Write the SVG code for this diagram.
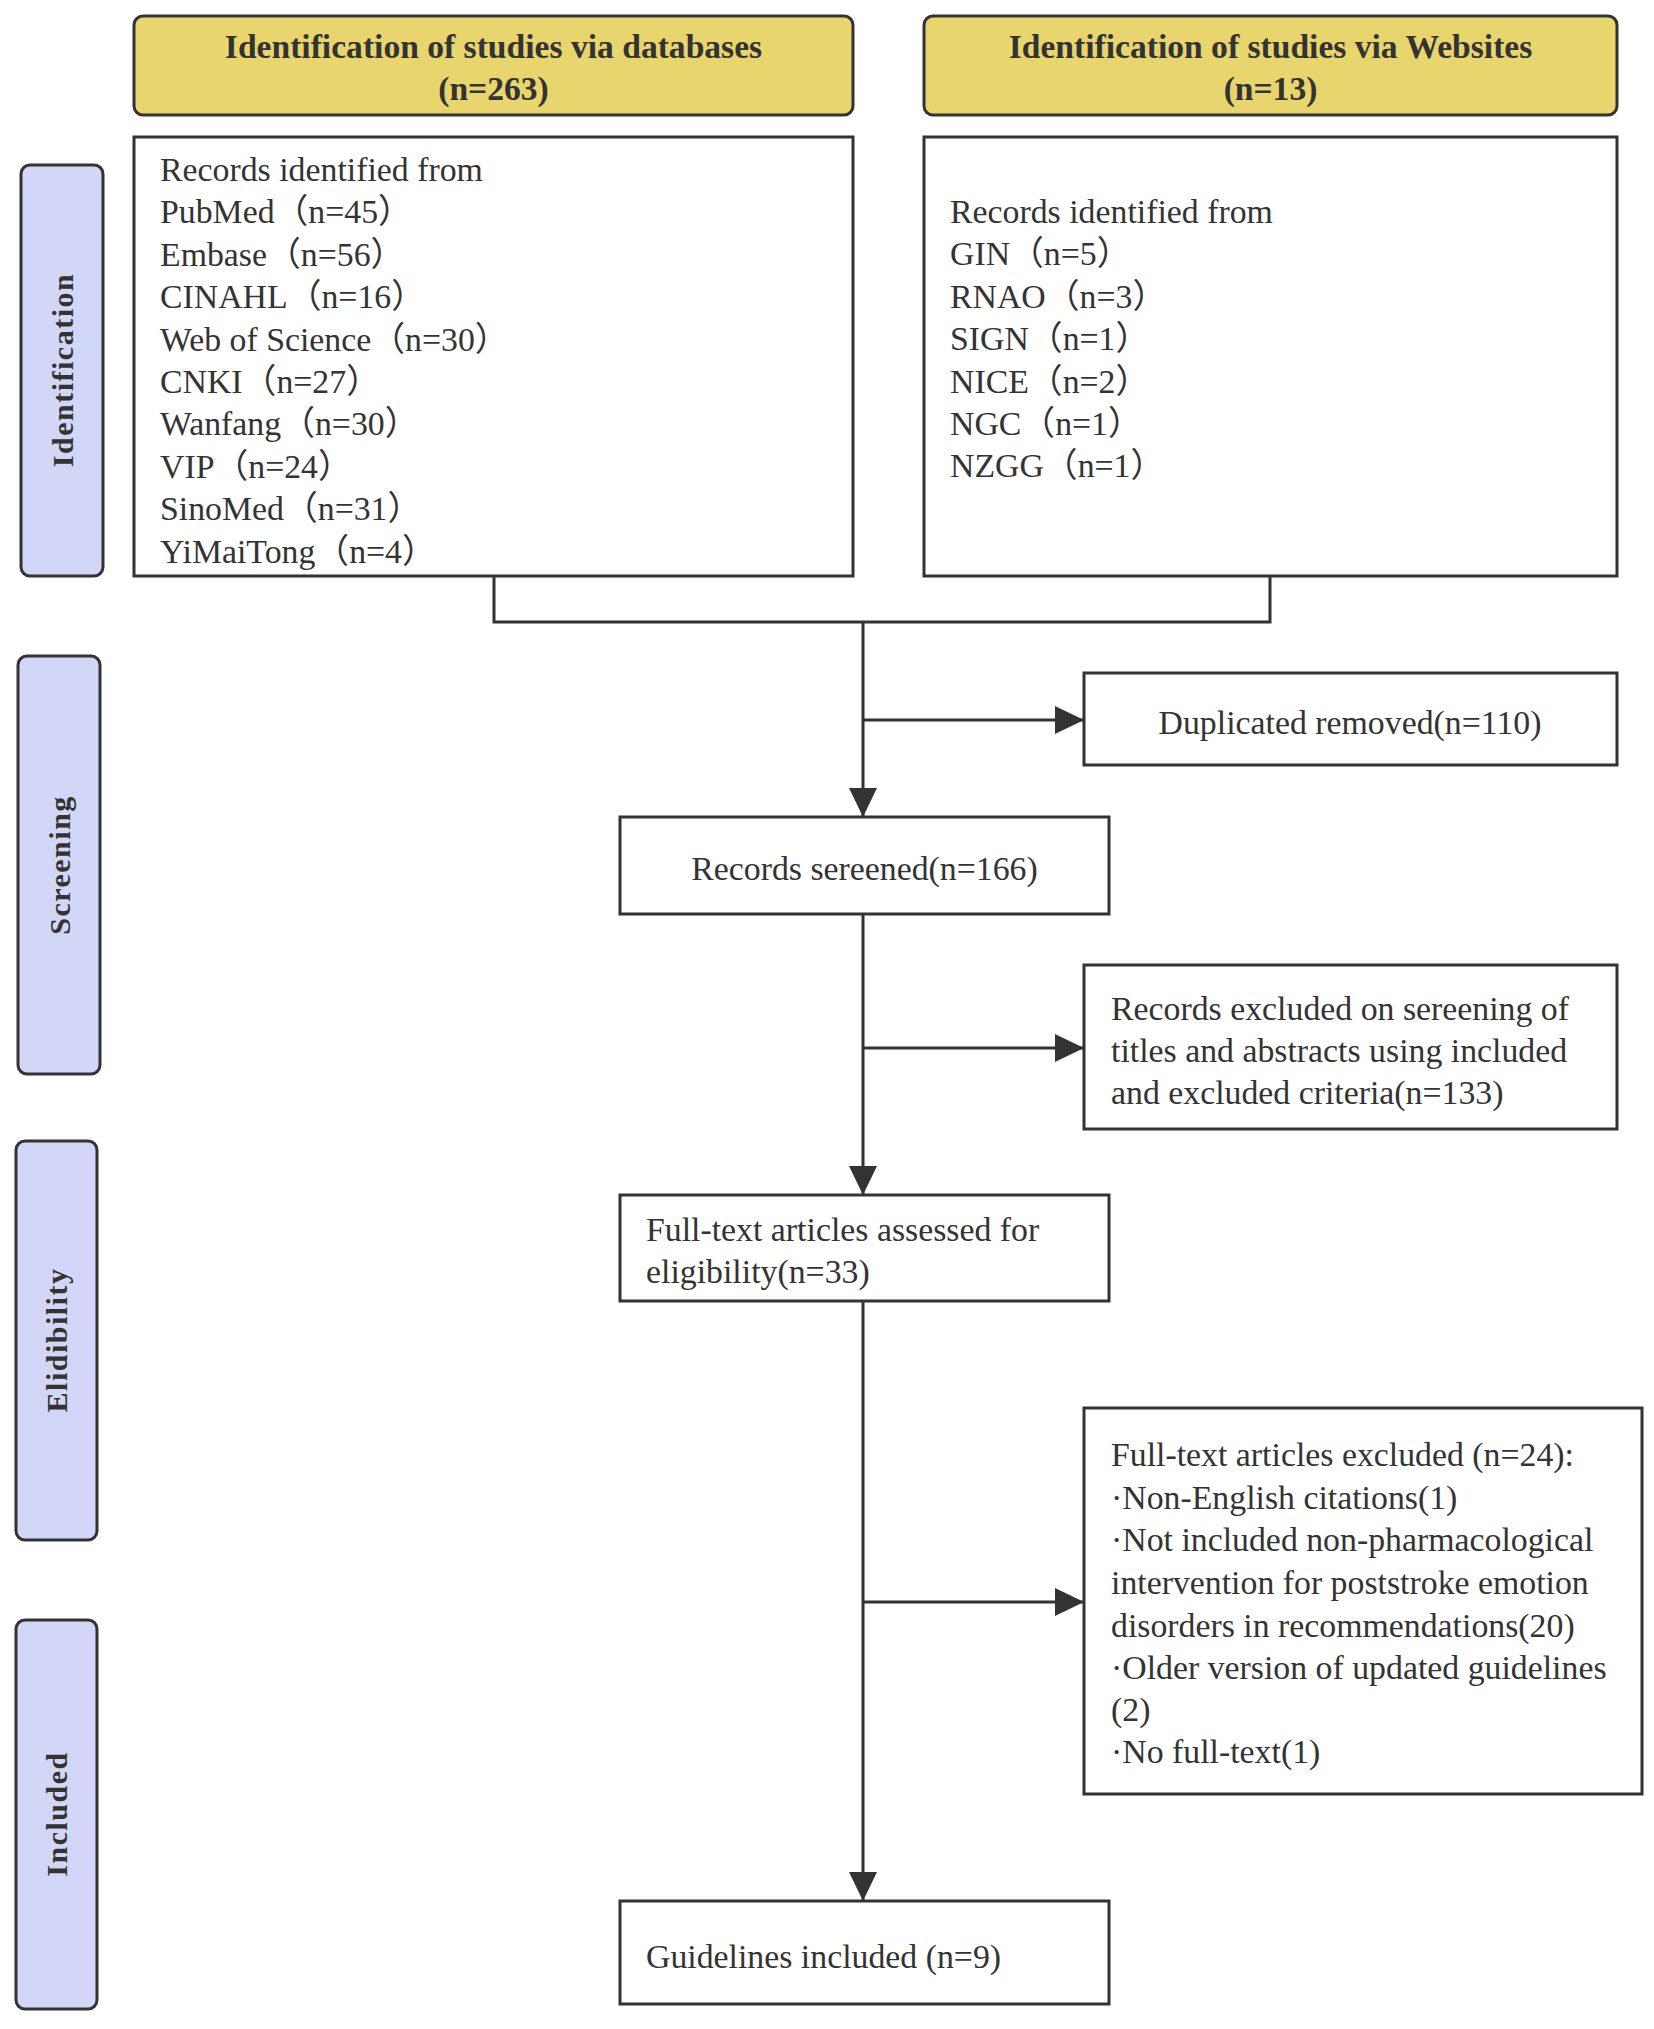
<svg xmlns="http://www.w3.org/2000/svg" width="1654" height="2029" viewBox="0 0 1654 2029">
<style>
.hdr{fill:#E8D56E;stroke:#333;stroke-width:3}
.side{fill:#D3D7F7;stroke:#333;stroke-width:3}
.box{fill:#fff;stroke:#333;stroke-width:3}
.t{font-family:"Liberation Serif","Times New Roman","Noto Sans CJK SC",serif;font-size:33.8px;fill:#333}
.b{font-family:"Liberation Serif","Times New Roman",serif;font-size:33.6px;font-weight:bold;fill:#333;text-anchor:middle}
.s{font-family:"Liberation Serif","Times New Roman",serif;font-size:30px;font-weight:bold;fill:#333;text-anchor:middle;letter-spacing:1.5px}
.c{text-anchor:middle}
.ln{fill:none;stroke:#333;stroke-width:3}
</style>
<defs>
<marker id="ah" markerUnits="userSpaceOnUse" markerWidth="30" markerHeight="28" refX="29" refY="14" orient="auto">
<path d="M0,0 L29,14 L0,28 Z" fill="#333"/>
</marker>
</defs>
<rect width="1654" height="2029" fill="#fff"/>

<g id="side-identification"><rect class="side" x="21" y="165" width="82" height="411" rx="9"/><text class="s" transform="translate(62,370) rotate(-90)" dominant-baseline="central">Identification</text></g>
<g id="side-screening"><rect class="side" x="18" y="656" width="82" height="418" rx="9"/><text class="s" transform="translate(59,865) rotate(-90)" dominant-baseline="central">Screening</text></g>
<g id="side-eligibility"><rect class="side" x="16" y="1141" width="81" height="399" rx="9"/><text class="s" transform="translate(56.5,1340) rotate(-90)" dominant-baseline="central">Elidibility</text></g>
<g id="side-included"><rect class="side" x="16" y="1620" width="81" height="389" rx="9"/><text class="s" transform="translate(56.5,1814) rotate(-90)" dominant-baseline="central">Included</text></g>

<g id="hdr-databases"><rect class="hdr" x="134" y="16" width="719" height="99" rx="9"/><text class="b" x="493.5" y="58">Identification of studies via databases</text><text class="b" x="493.5" y="100">(n=263)</text></g>
<g id="hdr-websites"><rect class="hdr" x="924" y="16" width="693" height="99" rx="9"/><text class="b" x="1270.5" y="58">Identification of studies via Websites</text><text class="b" x="1270.5" y="100">(n=13)</text></g>

<g id="records-databases"><rect class="box" x="134" y="137" width="719" height="439"/>
<text class="t" x="160" y="181">Records identified from</text>
<text class="t" x="160" y="223.4">PubMed（n=45）</text>
<text class="t" x="160" y="265.8">Embase（n=56）</text>
<text class="t" x="160" y="308.2">CINAHL（n=16）</text>
<text class="t" x="160" y="350.6">Web of Science（n=30）</text>
<text class="t" x="160" y="393">CNKI（n=27）</text>
<text class="t" x="160" y="435.4">Wanfang（n=30）</text>
<text class="t" x="160" y="477.8">VIP（n=24）</text>
<text class="t" x="160" y="520.2">SinoMed（n=31）</text>
<text class="t" x="160" y="562.6">YiMaiTong（n=4）</text>
</g>
<g id="records-websites"><rect class="box" x="924" y="137" width="693" height="439"/>
<text class="t" x="950" y="223">Records identified from</text>
<text class="t" x="950" y="265.4">GIN（n=5）</text>
<text class="t" x="950" y="307.8">RNAO（n=3）</text>
<text class="t" x="950" y="350.2">SIGN（n=1）</text>
<text class="t" x="950" y="392.6">NICE（n=2）</text>
<text class="t" x="950" y="435">NGC（n=1）</text>
<text class="t" x="950" y="477.4">NZGG（n=1）</text>
</g>

<g id="duplicates"><rect class="box" x="1084" y="673" width="533" height="92"/><text class="t c" x="1350" y="734">Duplicated removed(n=110)</text></g>
<g id="screened"><rect class="box" x="620" y="817" width="489" height="97"/><text class="t c" x="864.5" y="880">Records sereened(n=166)</text></g>
<g id="excluded-screening"><rect class="box" x="1084" y="965" width="533" height="164"/>
<text class="t" x="1111" y="1020">Records excluded on sereening of</text>
<text class="t" x="1111" y="1062">titles and abstracts using included</text>
<text class="t" x="1111" y="1104">and excluded criteria(n=133)</text></g>
<g id="assessed"><rect class="box" x="620" y="1195" width="489" height="106"/>
<text class="t" x="646" y="1241">Full-text articles assessed for</text>
<text class="t" x="646" y="1283">eligibility(n=33)</text></g>
<g id="excluded-fulltext"><rect class="box" x="1084" y="1408" width="558" height="386"/>
<text class="t" x="1111" y="1466">Full-text articles excluded (n=24):</text>
<text class="t" x="1111" y="1509">·Non-English citations(1)</text>
<text class="t" x="1111" y="1551">·Not included non-pharmacological</text>
<text class="t" x="1111" y="1594">intervention for poststroke emotion</text>
<text class="t" x="1111" y="1637">disorders in recommendations(20)</text>
<text class="t" x="1111" y="1679">·Older version of updated guidelines</text>
<text class="t" x="1111" y="1721">(2)</text>
<text class="t" x="1111" y="1763">·No full-text(1)</text></g>
<g id="included"><rect class="box" x="620" y="1901" width="489" height="103"/><text class="t" x="646" y="1968">Guidelines included (n=9)</text></g>

<g id="connectors">
<path class="ln" d="M494,576 V622 H1270 V576"/>
<path class="ln" d="M863,622 V817" marker-end="url(#ah)"/>
<path class="ln" d="M863,720 H1084" marker-end="url(#ah)"/>
<path class="ln" d="M863,914 V1195" marker-end="url(#ah)"/>
<path class="ln" d="M863,1048 H1084" marker-end="url(#ah)"/>
<path class="ln" d="M863,1301 V1901" marker-end="url(#ah)"/>
<path class="ln" d="M863,1602 H1084" marker-end="url(#ah)"/>
</g>
</svg>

▶ DESCRIPTION OF THE TASK: Return each line exactly as written. Any picture gets left out.

▶ OUTPUT FOR THIS EXERCISE:
Write the SVG code for this diagram.
<svg xmlns="http://www.w3.org/2000/svg" width="1654" height="2029" viewBox="0 0 1654 2029">
<style>
.hdr{fill:#E8D56E;stroke:#333;stroke-width:3}
.side{fill:#D3D7F7;stroke:#333;stroke-width:3}
.box{fill:#fff;stroke:#333;stroke-width:3}
.t{font-family:"Liberation Serif","Times New Roman","Noto Sans CJK SC",serif;font-size:33.8px;fill:#333}
.b{font-family:"Liberation Serif","Times New Roman",serif;font-size:33.6px;font-weight:bold;fill:#333;text-anchor:middle}
.s{font-family:"Liberation Serif","Times New Roman",serif;font-size:30px;font-weight:bold;fill:#333;text-anchor:middle;letter-spacing:1.5px}
.c{text-anchor:middle}
.ln{fill:none;stroke:#333;stroke-width:3}
</style>
<defs>
<marker id="ah" markerUnits="userSpaceOnUse" markerWidth="30" markerHeight="28" refX="29" refY="14" orient="auto">
<path d="M0,0 L29,14 L0,28 Z" fill="#333"/>
</marker>
</defs>
<rect width="1654" height="2029" fill="#fff"/>

<g id="side-identification"><rect class="side" x="21" y="165" width="82" height="411" rx="9"/><text class="s" transform="translate(62,370) rotate(-90)" dominant-baseline="central">Identification</text></g>
<g id="side-screening"><rect class="side" x="18" y="656" width="82" height="418" rx="9"/><text class="s" transform="translate(59,865) rotate(-90)" dominant-baseline="central">Screening</text></g>
<g id="side-eligibility"><rect class="side" x="16" y="1141" width="81" height="399" rx="9"/><text class="s" transform="translate(56.5,1340) rotate(-90)" dominant-baseline="central">Elidibility</text></g>
<g id="side-included"><rect class="side" x="16" y="1620" width="81" height="389" rx="9"/><text class="s" transform="translate(56.5,1814) rotate(-90)" dominant-baseline="central">Included</text></g>

<g id="hdr-databases"><rect class="hdr" x="134" y="16" width="719" height="99" rx="9"/><text class="b" x="493.5" y="58">Identification of studies via databases</text><text class="b" x="493.5" y="100">(n=263)</text></g>
<g id="hdr-websites"><rect class="hdr" x="924" y="16" width="693" height="99" rx="9"/><text class="b" x="1270.5" y="58">Identification of studies via Websites</text><text class="b" x="1270.5" y="100">(n=13)</text></g>

<g id="records-databases"><rect class="box" x="134" y="137" width="719" height="439"/>
<text class="t" x="160" y="181">Records identified from</text>
<text class="t" x="160" y="223.4">PubMed（n=45）</text>
<text class="t" x="160" y="265.8">Embase（n=56）</text>
<text class="t" x="160" y="308.2">CINAHL（n=16）</text>
<text class="t" x="160" y="350.6">Web of Science（n=30）</text>
<text class="t" x="160" y="393">CNKI（n=27）</text>
<text class="t" x="160" y="435.4">Wanfang（n=30）</text>
<text class="t" x="160" y="477.8">VIP（n=24）</text>
<text class="t" x="160" y="520.2">SinoMed（n=31）</text>
<text class="t" x="160" y="562.6">YiMaiTong（n=4）</text>
</g>
<g id="records-websites"><rect class="box" x="924" y="137" width="693" height="439"/>
<text class="t" x="950" y="223">Records identified from</text>
<text class="t" x="950" y="265.4">GIN（n=5）</text>
<text class="t" x="950" y="307.8">RNAO（n=3）</text>
<text class="t" x="950" y="350.2">SIGN（n=1）</text>
<text class="t" x="950" y="392.6">NICE（n=2）</text>
<text class="t" x="950" y="435">NGC（n=1）</text>
<text class="t" x="950" y="477.4">NZGG（n=1）</text>
</g>

<g id="duplicates"><rect class="box" x="1084" y="673" width="533" height="92"/><text class="t c" x="1350" y="734">Duplicated removed(n=110)</text></g>
<g id="screened"><rect class="box" x="620" y="817" width="489" height="97"/><text class="t c" x="864.5" y="880">Records sereened(n=166)</text></g>
<g id="excluded-screening"><rect class="box" x="1084" y="965" width="533" height="164"/>
<text class="t" x="1111" y="1020">Records excluded on sereening of</text>
<text class="t" x="1111" y="1062">titles and abstracts using included</text>
<text class="t" x="1111" y="1104">and excluded criteria(n=133)</text></g>
<g id="assessed"><rect class="box" x="620" y="1195" width="489" height="106"/>
<text class="t" x="646" y="1241">Full-text articles assessed for</text>
<text class="t" x="646" y="1283">eligibility(n=33)</text></g>
<g id="excluded-fulltext"><rect class="box" x="1084" y="1408" width="558" height="386"/>
<text class="t" x="1111" y="1466">Full-text articles excluded (n=24):</text>
<text class="t" x="1111" y="1509">·Non-English citations(1)</text>
<text class="t" x="1111" y="1551">·Not included non-pharmacological</text>
<text class="t" x="1111" y="1594">intervention for poststroke emotion</text>
<text class="t" x="1111" y="1637">disorders in recommendations(20)</text>
<text class="t" x="1111" y="1679">·Older version of updated guidelines</text>
<text class="t" x="1111" y="1721">(2)</text>
<text class="t" x="1111" y="1763">·No full-text(1)</text></g>
<g id="included"><rect class="box" x="620" y="1901" width="489" height="103"/><text class="t" x="646" y="1968">Guidelines included (n=9)</text></g>

<g id="connectors">
<path class="ln" d="M494,576 V622 H1270 V576"/>
<path class="ln" d="M863,622 V817" marker-end="url(#ah)"/>
<path class="ln" d="M863,720 H1084" marker-end="url(#ah)"/>
<path class="ln" d="M863,914 V1195" marker-end="url(#ah)"/>
<path class="ln" d="M863,1048 H1084" marker-end="url(#ah)"/>
<path class="ln" d="M863,1301 V1901" marker-end="url(#ah)"/>
<path class="ln" d="M863,1602 H1084" marker-end="url(#ah)"/>
</g>
</svg>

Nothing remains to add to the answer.